Nos ambientes do sistema de justiça, nos fóruns, nas salas de audiência, gire o pescoço e veja quantos negros estão presentes. Quantos cumprem o papel de juiz? Quantos são promotores? Quantos são defensores? E quantos estão sentados no banco dos réus? Esse movimento crítico do olhar, apelidado pelos pesquisadores do racismo de “teste do pescoço”, tende a demonstrar o que estamos condicionados a ignorar diariamente: a ausência de representação e diversidade em espaços institucionais que fundamentam sua existência em princípios e normas constitucionais.
Vale a pena recordar: em 1988, cem anos depois do fim da escravidão, a Constituição elevou a igualdade e a justiça como valores supremos do Estado Democrático de Direito brasileiro. Ainda assim, num País de maioria negra, fotos da realidade contemporânea continuam registrando a grave desigualdade e o chocante racismo em todos os espaços da vida pública.
O censo do Poder Judiciário, publicado pelo CNJ em 2014, escancarou essa ferida da desigualdade racial no sistema de justiça. O levantamento apontou o que já é nítido: 82,8% dos juízes são brancos. Apenas 1,4 % se autodeclaram pretos e 14,2%, pardos. Vale salientar que a desigualdade racial ainda se soma à profunda desigualdade de gênero – personificada no próprio CNJ, que sequer considerou incluir o recorde de raça e gênero em sua análise.
Já no Ministério Público, saltam aos olhos exemplos como o da Bahia. Cerca de 76% da população é negra, mas os negros somam apenas 1,9% dos promotores de justiça.
É, portanto, inequívoca a existência de um racismo institucional no Brasil. Essa situação faz com que as chances e oportunidades para negros e negras sejam sistematicamente limitadas – o que resulta em uma sociedade de castas, como defende de Sueli Carneiro no artigo “O Dilema do antiracismo”.
Nesse cenário, os debates acerca da implementação de políticas que tornem mais igualitário o acesso aos cargos do sistema de justiça é urgente e necessário. Nos últimos anos, importantes políticas vêm sendo implementadas para reduzir essa ausência de representatividade plurirracial.
O Ministério Público da Bahia reserva aos negros, desde setembro de 2014, 30% das vagas para a carreira de promotor de justiça. O Conselho Nacional da Justiça, em junho deste ano, aprovou a reserva mínima de 20% das vagas dos concursos públicos para a magistratura. O mesmo caminho é seguido por Defensorias Públicas de todo o País, como a de São Paulo, que recentemente aprovou a implementação de cotas étnicos raciais para negros e indígenas aos cargos de defensores e servidores.
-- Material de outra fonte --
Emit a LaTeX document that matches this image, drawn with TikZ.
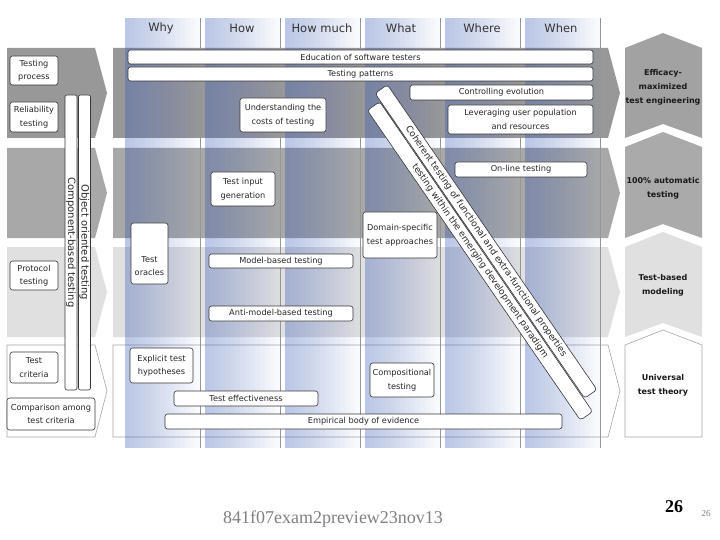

Dados não faltam para mostrar a necessidade de abrir espaços para novas iniciativas que rompam com a desigualdade racial nas carreiras do sistema de justiça. Após dez anos de ações afirmativas no âmbito das políticas educacionais, pessoas com perfis sociais e étnicoraciais diversos estão concluindo o ensino superior – o que é essencial para que essas mudanças também alcancem as carreiras sociais mais representativas.
O Brasil e outros Estados-membros das Nações Unidas, reunidos em Santiago no ano de 2000 e na III Conferência Mundial de Combate ao Racismo, Discriminação Racial, Discriminação Racial, Xenofobia e Intolerância Correlata realizada na África do Sul em 2001, dentro da Declaração e do Plano de Ação saídos daquelas conferências, comprometeramse de forma gradativa a adotar políticas que pudessem criar um equilíbrio social, econômico e de desenvolvimento de populações historicamente vulneráveis, invisibilizadas há séculos.
Realizar políticas visando converter esse cenário desigual nada mais é que o cumprimento do projeto democrático de assegurar a diversidade e a pluralidade social, já reconhecida pelo STF na ADPF 186 e refletida no texto constitucional e na Convenção Internacional sobre a Eliminação de todas as Formas de Discriminação Racial da ONU, que prevê expressamente as políticas de cotas como instrumento fundamental no combate e eliminação do racismo.
Considerando a função essencial do Ministério Público para o Estado Democrático de Direito, a instituição deve reconhecer seu papel na redução das desigualdades sociais e promover uma mudança das condições estruturais de sua própria composição como reflexo dessa redução.
Nesta terça-feira (18/08), o Conselho Nacional do Ministério Público, terá a oportunidade de seguir o exemplo de outras entidades do sistema de justiça e implementar políticas de ação afirmativa para o ingresso na carreira em todo o Brasil. Essa seria uma acertada, se não óbvia e tardia, adaptação da estrutura da instituição à realidade brasileira e aos ditames constitucionais que buscam corrigir toda e qualquer desigualdade principalmente a mais vergonhosa de toda a história brasileira, fruto da escravidão.